# [Job]
Repeat the whole listing below, word for word.

* begin Material *

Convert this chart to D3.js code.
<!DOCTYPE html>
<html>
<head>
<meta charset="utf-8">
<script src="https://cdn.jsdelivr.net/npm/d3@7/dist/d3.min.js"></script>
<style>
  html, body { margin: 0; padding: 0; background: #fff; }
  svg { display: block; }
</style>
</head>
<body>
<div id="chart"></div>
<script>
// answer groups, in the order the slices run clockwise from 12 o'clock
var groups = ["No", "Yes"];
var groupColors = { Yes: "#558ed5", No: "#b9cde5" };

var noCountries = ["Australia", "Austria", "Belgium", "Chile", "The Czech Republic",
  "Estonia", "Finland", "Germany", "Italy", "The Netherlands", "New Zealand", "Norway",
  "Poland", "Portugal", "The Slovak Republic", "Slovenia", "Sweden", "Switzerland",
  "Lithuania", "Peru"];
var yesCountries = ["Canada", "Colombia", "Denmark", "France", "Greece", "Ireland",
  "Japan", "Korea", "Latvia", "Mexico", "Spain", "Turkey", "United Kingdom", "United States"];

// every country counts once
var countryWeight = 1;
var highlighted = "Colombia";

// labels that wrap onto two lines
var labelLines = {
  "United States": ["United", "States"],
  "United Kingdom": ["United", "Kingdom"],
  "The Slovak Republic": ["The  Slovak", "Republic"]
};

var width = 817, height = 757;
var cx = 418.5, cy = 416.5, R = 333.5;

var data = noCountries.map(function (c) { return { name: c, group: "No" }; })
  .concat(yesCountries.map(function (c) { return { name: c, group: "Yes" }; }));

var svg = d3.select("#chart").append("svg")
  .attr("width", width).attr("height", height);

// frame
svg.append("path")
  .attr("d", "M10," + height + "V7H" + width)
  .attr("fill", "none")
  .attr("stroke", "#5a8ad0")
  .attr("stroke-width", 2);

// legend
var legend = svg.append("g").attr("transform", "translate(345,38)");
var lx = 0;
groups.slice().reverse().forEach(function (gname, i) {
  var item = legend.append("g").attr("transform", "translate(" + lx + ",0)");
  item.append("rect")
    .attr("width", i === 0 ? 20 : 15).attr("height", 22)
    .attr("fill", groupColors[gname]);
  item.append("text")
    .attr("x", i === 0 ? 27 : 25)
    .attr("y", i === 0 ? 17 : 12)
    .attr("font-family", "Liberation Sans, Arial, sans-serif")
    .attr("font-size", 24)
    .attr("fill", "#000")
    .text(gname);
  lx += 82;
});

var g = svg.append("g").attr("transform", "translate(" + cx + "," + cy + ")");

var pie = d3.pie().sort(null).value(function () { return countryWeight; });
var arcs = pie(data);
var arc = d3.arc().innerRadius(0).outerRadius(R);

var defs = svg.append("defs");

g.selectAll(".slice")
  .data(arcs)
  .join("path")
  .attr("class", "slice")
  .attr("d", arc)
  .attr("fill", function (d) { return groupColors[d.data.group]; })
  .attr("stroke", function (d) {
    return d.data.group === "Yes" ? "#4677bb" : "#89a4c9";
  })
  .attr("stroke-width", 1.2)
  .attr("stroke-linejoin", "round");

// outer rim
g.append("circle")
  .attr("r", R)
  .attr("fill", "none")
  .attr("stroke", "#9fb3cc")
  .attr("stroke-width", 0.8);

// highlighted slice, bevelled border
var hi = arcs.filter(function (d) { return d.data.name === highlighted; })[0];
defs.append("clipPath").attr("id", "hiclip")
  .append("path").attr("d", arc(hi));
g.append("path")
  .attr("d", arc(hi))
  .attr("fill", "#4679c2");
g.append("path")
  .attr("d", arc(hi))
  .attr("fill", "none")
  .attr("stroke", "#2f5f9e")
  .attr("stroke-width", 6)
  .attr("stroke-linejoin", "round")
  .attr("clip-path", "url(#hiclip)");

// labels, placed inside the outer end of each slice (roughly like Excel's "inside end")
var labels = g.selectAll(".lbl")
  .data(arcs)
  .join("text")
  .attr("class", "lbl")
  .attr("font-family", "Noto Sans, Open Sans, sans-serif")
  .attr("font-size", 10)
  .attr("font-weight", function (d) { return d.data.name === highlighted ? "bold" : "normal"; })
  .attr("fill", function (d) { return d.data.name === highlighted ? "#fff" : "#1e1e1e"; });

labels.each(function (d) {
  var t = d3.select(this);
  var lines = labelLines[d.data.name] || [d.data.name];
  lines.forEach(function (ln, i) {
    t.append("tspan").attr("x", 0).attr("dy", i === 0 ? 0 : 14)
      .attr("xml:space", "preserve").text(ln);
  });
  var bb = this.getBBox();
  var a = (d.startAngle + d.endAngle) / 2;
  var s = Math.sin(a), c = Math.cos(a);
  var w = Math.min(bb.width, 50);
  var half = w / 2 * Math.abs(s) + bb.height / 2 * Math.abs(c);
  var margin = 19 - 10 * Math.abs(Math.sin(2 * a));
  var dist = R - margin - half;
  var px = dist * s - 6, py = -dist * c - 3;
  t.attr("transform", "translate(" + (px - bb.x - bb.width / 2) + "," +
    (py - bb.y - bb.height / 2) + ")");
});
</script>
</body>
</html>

* end Material *

# [The reply]
Convert this chart to D3.js code.
<!DOCTYPE html>
<html>
<head>
<meta charset="utf-8">
<script src="https://cdn.jsdelivr.net/npm/d3@7/dist/d3.min.js"></script>
<style>
  html, body { margin: 0; padding: 0; background: #fff; }
  svg { display: block; }
</style>
</head>
<body>
<div id="chart"></div>
<script>
// answer groups, in the order the slices run clockwise from 12 o'clock
var groups = ["No", "Yes"];
var groupColors = { Yes: "#558ed5", No: "#b9cde5" };

var noCountries = ["Australia", "Austria", "Belgium", "Chile", "The Czech Republic",
  "Estonia", "Finland", "Germany", "Italy", "The Netherlands", "New Zealand", "Norway",
  "Poland", "Portugal", "The Slovak Republic", "Slovenia", "Sweden", "Switzerland",
  "Lithuania", "Peru"];
var yesCountries = ["Canada", "Colombia", "Denmark", "France", "Greece", "Ireland",
  "Japan", "Korea", "Latvia", "Mexico", "Spain", "Turkey", "United Kingdom", "United States"];

// every country counts once
var countryWeight = 1;
var highlighted = "Colombia";

// labels that wrap onto two lines
var labelLines = {
  "United States": ["United", "States"],
  "United Kingdom": ["United", "Kingdom"],
  "The Slovak Republic": ["The  Slovak", "Republic"]
};

var width = 817, height = 757;
var cx = 418.5, cy = 416.5, R = 333.5;

var data = noCountries.map(function (c) { return { name: c, group: "No" }; })
  .concat(yesCountries.map(function (c) { return { name: c, group: "Yes" }; }));

var svg = d3.select("#chart").append("svg")
  .attr("width", width).attr("height", height);

// frame
svg.append("path")
  .attr("d", "M10," + height + "V7H" + width)
  .attr("fill", "none")
  .attr("stroke", "#5a8ad0")
  .attr("stroke-width", 2);

// legend
var legend = svg.append("g").attr("transform", "translate(345,38)");
var lx = 0;
groups.slice().reverse().forEach(function (gname, i) {
  var item = legend.append("g").attr("transform", "translate(" + lx + ",0)");
  item.append("rect")
    .attr("width", i === 0 ? 20 : 15).attr("height", 22)
    .attr("fill", groupColors[gname]);
  item.append("text")
    .attr("x", i === 0 ? 27 : 25)
    .attr("y", i === 0 ? 17 : 12)
    .attr("font-family", "Liberation Sans, Arial, sans-serif")
    .attr("font-size", 24)
    .attr("fill", "#000")
    .text(gname);
  lx += 82;
});

var g = svg.append("g").attr("transform", "translate(" + cx + "," + cy + ")");

var pie = d3.pie().sort(null).value(function () { return countryWeight; });
var arcs = pie(data);
var arc = d3.arc().innerRadius(0).outerRadius(R);

var defs = svg.append("defs");

g.selectAll(".slice")
  .data(arcs)
  .join("path")
  .attr("class", "slice")
  .attr("d", arc)
  .attr("fill", function (d) { return groupColors[d.data.group]; })
  .attr("stroke", function (d) {
    return d.data.group === "Yes" ? "#4677bb" : "#89a4c9";
  })
  .attr("stroke-width", 1.2)
  .attr("stroke-linejoin", "round");

// outer rim
g.append("circle")
  .attr("r", R)
  .attr("fill", "none")
  .attr("stroke", "#9fb3cc")
  .attr("stroke-width", 0.8);

// highlighted slice, bevelled border
var hi = arcs.filter(function (d) { return d.data.name === highlighted; })[0];
defs.append("clipPath").attr("id", "hiclip")
  .append("path").attr("d", arc(hi));
g.append("path")
  .attr("d", arc(hi))
  .attr("fill", "#4679c2");
g.append("path")
  .attr("d", arc(hi))
  .attr("fill", "none")
  .attr("stroke", "#2f5f9e")
  .attr("stroke-width", 6)
  .attr("stroke-linejoin", "round")
  .attr("clip-path", "url(#hiclip)");

// labels, placed inside the outer end of each slice (roughly like Excel's "inside end")
var labels = g.selectAll(".lbl")
  .data(arcs)
  .join("text")
  .attr("class", "lbl")
  .attr("font-family", "Noto Sans, Open Sans, sans-serif")
  .attr("font-size", 10)
  .attr("font-weight", function (d) { return d.data.name === highlighted ? "bold" : "normal"; })
  .attr("fill", function (d) { return d.data.name === highlighted ? "#fff" : "#1e1e1e"; });

labels.each(function (d) {
  var t = d3.select(this);
  var lines = labelLines[d.data.name] || [d.data.name];
  lines.forEach(function (ln, i) {
    t.append("tspan").attr("x", 0).attr("dy", i === 0 ? 0 : 14)
      .attr("xml:space", "preserve").text(ln);
  });
  var bb = this.getBBox();
  var a = (d.startAngle + d.endAngle) / 2;
  var s = Math.sin(a), c = Math.cos(a);
  var w = Math.min(bb.width, 50);
  var half = w / 2 * Math.abs(s) + bb.height / 2 * Math.abs(c);
  var margin = 19 - 10 * Math.abs(Math.sin(2 * a));
  var dist = R - margin - half;
  var px = dist * s - 6, py = -dist * c - 3;
  t.attr("transform", "translate(" + (px - bb.x - bb.width / 2) + "," +
    (py - bb.y - bb.height / 2) + ")");
});
</script>
</body>
</html>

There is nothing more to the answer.